§ Written request: Reproduce the listing below from the line with "Write a Python" to the line with "import plotly.graph_objects as go", both lines included, character for character, minus any pictures.

§ Given data:

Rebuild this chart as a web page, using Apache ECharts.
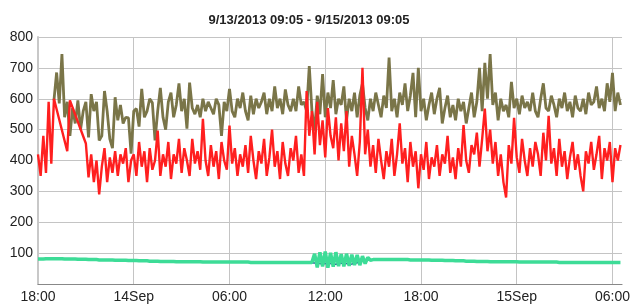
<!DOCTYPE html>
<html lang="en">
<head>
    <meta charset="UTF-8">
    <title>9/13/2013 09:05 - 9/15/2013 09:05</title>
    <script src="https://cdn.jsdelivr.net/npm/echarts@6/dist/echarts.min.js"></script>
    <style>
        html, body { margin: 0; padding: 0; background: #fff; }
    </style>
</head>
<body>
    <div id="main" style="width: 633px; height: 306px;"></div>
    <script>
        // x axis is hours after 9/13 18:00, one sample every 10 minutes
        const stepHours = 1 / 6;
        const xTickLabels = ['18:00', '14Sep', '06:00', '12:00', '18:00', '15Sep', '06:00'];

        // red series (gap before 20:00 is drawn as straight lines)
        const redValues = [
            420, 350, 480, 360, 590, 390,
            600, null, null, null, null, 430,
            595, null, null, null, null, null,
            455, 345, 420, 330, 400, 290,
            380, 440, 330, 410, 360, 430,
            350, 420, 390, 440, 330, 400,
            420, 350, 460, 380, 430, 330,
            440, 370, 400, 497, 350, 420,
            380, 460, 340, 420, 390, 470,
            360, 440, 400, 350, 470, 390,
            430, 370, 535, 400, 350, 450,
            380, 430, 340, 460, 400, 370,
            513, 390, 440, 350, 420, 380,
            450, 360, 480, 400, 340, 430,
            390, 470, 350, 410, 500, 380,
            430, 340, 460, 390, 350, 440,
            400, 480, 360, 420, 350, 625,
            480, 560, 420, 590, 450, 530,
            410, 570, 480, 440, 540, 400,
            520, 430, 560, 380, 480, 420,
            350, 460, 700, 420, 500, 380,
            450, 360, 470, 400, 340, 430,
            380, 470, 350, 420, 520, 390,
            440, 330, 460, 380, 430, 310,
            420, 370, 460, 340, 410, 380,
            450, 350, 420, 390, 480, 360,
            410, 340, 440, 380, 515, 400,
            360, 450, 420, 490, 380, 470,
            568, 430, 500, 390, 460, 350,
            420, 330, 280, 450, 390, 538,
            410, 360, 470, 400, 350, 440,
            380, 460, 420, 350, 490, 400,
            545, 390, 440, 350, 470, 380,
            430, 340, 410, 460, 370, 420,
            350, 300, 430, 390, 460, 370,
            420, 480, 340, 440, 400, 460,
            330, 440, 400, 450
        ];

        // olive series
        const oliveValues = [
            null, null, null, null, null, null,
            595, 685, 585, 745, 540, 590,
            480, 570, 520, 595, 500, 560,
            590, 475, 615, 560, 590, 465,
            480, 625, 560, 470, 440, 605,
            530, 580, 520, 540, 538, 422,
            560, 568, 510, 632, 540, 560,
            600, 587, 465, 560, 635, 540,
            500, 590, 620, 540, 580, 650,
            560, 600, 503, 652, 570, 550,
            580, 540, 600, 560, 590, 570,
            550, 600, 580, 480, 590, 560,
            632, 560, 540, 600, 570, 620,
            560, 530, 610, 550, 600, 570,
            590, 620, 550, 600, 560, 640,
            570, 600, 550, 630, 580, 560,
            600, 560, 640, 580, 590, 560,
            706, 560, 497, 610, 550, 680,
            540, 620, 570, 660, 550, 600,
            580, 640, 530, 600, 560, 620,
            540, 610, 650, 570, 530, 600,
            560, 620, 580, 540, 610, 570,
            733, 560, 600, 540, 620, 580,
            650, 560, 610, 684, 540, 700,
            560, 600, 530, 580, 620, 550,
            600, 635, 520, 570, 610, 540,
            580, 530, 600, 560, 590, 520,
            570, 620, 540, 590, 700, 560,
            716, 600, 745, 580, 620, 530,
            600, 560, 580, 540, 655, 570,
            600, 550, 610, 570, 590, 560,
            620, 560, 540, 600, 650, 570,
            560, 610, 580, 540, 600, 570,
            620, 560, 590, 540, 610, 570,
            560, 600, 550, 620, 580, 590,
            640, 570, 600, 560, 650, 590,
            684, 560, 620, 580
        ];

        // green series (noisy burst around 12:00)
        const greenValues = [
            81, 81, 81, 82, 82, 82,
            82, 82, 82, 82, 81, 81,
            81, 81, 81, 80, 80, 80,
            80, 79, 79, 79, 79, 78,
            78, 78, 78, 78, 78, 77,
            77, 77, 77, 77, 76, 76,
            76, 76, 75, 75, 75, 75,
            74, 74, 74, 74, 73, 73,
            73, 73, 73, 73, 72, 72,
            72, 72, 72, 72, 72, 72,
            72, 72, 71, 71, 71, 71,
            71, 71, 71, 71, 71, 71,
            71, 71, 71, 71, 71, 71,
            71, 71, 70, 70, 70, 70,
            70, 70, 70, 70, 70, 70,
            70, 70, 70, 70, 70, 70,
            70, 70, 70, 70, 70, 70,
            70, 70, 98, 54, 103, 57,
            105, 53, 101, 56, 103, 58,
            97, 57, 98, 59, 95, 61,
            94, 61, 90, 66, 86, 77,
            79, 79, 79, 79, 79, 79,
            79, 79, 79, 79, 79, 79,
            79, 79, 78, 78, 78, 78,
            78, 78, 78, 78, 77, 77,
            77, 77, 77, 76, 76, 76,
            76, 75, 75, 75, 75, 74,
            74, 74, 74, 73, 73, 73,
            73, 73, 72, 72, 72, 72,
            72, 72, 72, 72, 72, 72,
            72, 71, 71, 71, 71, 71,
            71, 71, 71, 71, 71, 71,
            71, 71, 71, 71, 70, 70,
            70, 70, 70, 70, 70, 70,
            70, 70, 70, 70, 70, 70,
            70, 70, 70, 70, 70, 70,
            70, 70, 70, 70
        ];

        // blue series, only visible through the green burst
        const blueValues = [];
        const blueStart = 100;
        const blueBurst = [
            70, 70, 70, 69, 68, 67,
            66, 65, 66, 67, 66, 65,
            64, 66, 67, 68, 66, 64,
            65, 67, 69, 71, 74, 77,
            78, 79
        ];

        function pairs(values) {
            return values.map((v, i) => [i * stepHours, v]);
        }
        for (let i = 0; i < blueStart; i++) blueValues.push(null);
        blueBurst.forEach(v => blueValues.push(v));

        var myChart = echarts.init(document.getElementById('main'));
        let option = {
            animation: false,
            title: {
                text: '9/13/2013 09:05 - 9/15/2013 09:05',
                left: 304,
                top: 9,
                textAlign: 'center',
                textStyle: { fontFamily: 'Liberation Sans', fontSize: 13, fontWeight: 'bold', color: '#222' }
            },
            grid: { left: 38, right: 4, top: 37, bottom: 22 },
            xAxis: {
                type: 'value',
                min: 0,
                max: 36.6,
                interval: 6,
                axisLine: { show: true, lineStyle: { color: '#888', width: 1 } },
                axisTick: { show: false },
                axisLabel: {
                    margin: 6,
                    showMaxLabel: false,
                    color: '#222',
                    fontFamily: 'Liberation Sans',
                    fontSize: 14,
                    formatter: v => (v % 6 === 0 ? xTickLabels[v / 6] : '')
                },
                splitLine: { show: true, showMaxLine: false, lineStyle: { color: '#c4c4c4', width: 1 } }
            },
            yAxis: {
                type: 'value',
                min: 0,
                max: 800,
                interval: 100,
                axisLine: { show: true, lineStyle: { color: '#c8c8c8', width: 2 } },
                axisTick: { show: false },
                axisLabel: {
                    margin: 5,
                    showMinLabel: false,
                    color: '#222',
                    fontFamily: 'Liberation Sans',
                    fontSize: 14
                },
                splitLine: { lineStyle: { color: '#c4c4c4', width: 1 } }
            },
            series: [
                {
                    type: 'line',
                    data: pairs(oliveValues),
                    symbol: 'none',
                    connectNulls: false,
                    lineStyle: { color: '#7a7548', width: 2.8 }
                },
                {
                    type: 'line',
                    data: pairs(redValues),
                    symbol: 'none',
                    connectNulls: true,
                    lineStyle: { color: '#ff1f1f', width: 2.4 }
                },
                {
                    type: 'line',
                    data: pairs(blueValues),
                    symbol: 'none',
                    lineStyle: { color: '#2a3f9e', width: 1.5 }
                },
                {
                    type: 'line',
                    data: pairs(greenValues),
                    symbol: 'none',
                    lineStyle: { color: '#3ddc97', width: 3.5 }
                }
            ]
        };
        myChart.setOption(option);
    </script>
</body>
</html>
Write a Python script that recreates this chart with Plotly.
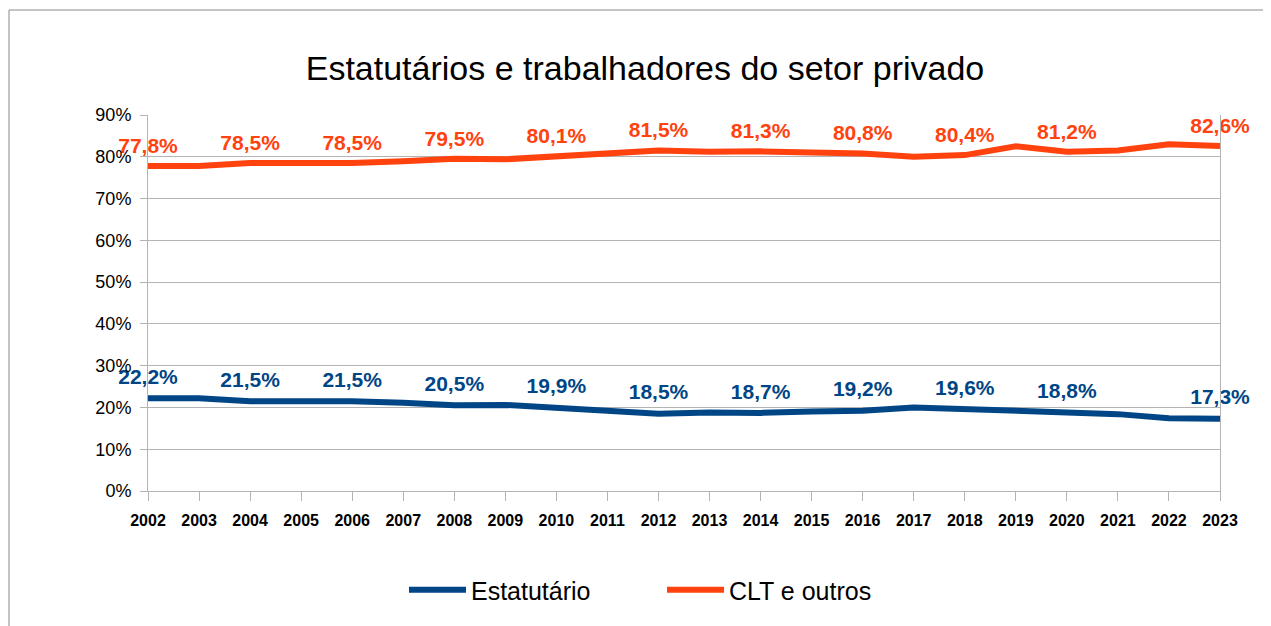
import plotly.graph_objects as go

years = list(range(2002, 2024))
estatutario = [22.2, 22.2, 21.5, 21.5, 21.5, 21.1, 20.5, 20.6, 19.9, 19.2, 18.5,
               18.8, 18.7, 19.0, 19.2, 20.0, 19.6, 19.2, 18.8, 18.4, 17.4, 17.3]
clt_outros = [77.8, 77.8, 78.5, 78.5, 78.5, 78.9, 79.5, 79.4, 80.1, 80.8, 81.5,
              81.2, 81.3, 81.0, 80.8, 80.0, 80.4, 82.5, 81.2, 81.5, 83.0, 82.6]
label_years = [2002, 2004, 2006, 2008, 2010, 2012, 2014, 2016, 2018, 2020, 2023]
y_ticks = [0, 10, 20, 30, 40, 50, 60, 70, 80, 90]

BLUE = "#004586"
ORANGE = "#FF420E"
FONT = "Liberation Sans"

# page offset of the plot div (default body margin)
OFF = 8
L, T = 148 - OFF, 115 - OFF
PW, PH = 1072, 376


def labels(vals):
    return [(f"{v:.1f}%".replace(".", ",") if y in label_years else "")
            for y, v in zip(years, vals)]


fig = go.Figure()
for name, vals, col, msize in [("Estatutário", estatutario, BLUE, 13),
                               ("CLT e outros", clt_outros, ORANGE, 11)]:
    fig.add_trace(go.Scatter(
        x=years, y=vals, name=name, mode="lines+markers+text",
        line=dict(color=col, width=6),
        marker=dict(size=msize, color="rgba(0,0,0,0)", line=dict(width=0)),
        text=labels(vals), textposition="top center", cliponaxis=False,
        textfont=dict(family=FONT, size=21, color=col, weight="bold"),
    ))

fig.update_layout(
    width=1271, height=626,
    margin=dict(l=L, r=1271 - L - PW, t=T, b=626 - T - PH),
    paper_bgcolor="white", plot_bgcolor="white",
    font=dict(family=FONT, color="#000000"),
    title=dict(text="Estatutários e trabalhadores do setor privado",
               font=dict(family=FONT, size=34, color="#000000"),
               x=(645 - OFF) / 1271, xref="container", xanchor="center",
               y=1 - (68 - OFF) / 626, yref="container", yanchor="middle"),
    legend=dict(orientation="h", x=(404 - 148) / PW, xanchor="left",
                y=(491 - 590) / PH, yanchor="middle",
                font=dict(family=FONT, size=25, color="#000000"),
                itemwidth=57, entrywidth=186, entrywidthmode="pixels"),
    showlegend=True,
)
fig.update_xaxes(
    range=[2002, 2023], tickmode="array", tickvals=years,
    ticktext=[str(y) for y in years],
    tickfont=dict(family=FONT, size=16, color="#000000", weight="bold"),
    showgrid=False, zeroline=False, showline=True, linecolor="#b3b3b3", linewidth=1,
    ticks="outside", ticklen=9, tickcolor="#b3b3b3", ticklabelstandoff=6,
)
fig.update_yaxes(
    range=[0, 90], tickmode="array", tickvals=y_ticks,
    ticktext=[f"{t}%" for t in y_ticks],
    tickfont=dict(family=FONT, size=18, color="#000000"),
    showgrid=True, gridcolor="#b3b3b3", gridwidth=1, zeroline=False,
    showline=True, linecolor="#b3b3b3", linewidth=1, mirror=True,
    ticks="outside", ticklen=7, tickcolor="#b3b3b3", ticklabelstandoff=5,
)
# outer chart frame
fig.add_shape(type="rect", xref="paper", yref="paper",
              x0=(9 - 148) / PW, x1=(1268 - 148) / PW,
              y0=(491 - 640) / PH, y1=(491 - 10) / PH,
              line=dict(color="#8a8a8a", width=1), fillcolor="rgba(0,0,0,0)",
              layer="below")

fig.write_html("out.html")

§ The reply:
Write a Python script that recreates this chart with Plotly.
import plotly.graph_objects as go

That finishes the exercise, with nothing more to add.